Se há alguma crítica não-moralista que se pode fazer a um festival pós-estival como o Vodafone Mexefest é a de que se alimenta de cabeças de cartaz sobretudo dos alinhamentos dos festivais que o antecederam, mas também é verdade que a) isso decorre do calendário assim o exigir; b) só porque nós vimos determinado artista em Junho não significa que toda a gente tenha tido a mesma sorte; e c) a organização tem sabido equilibrar o rácio, não quisesse o festival ser o cartão de visita da “melhor música contemporânea”.
Celebração musical e roteiro urbano
A particularidade de um evento como o Vodafone Mexefest é a forma assumida como alia a descoberta/fruição musical à exploração descomprometida da cidade na versão contemporânea de correr todas as capelinhas. Ou seja, funciona como celebração musical e enquanto roteiro urbano, à medida que as pessoas se vão espalhando pelos mais de dez palcos que concorrem pela sua atenção — é lógico que o processo implica escolhas. Afinal de contas, quantas pessoas antes de 2011 podiam gabar-se de ter visto um concerto na centenária Sociedade de Geografia de Lisboa?
A principal dor de cabeça, adivinha-se, será a mesma dos outros anos. A profusão da oferta e a pressão do excesso de procura origina, por norma, lotações esgotadas com facilidade, de maneira que é aconselhável alguma precaução para evitar ter a noite estragada — antes um mau concerto do que um concerto que não se conseguiu ver. E o cartaz deste ano, que ainda não está fechado, tem mais do que um bom punhado de candidatos para esgotar salas. St. Vincent, por exemplo, uma repetente no Vodafone Mexefest que dispensa grandes apresentações. Ou Sharon Van Etten, que traz a Lisboa um álbum novo num registo diferente dos anteriores. Merril Garbus, aliás Tune-Yards promete ser igual a si própria (pop "lo-fi" em estado de ebulição), mas menos conhecida será a londrina Shura, autora de uma electrónica suave que agradará a fãs de Blood Orange.
O contingente masculino, com Curtis Harding, Kindness, Perfume Genius ou Pharoahe Monch, não está menos bem servido.

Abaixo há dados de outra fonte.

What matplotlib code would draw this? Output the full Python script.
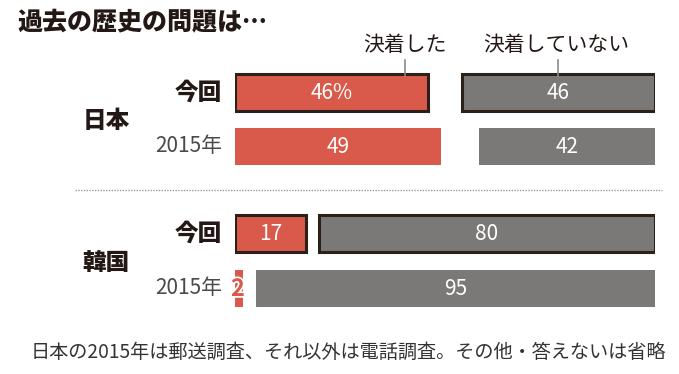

O primeiro vem apresentar o seu álbum de estreia a solo, “Soul Power”, e com este nome não é preciso dizer mais nada; o norte-americano Adam Bainbridge, ou Kindness, traz o seu segundo disco, r&b electrónico filtrado por um prisma "betamax"; o terceiro, Perfume Genius, é simplesmente “um dos autores mais criativos do momento” para o suplemento Ípsilon; e Pharoahe Monch, nome artístico do rapper nova-iorquino Troy Donald Jamerson, não deve demorar muito para ganhar uma legião leal de fãs em Portugal. Destaque ainda para os concertos dos portugueses Duquesa (Nuno Rodrigues, dos Glockenwise) e Éme (João Marcelo, do colectivo Cafetra).
Nas bandas também há de tudo para toda a gente. Os Dengue Dengue Dengue, por exemplo, parecem os filhos peruanos que El Guincho e SBTRKT nunca hão-de ter. Hoje um trio, os Cloud Nothings prometem dar um banho de suor a todos quantos queiram a água benta do rock. As Deers, um daqueles casos ou-se-ama-ou-se-odeia, são uma espécie de resposta espanhola aos Best Coast. E os Adult Jazz estão lançados para ocupar o trono dos Alt-J. Mas cada um que faça o seu roteiro, claro.
Antes de fechar, parabéns a nós por termos chegado ao fim deste texto sem fazer nenhum trocadilho com a palavra “mexer”. Resumindo e concluindo: estando em Lisboa, não faltam razões — dezenas de bandas e uma dúzia de salas — para sair para a rua nos dias 28 e 29 de Novembro. O bilhete vale 40 euros e pode ser comprado nos locais habituais. Mexam-se — aliás, não fiquem em casa (foi por pouco).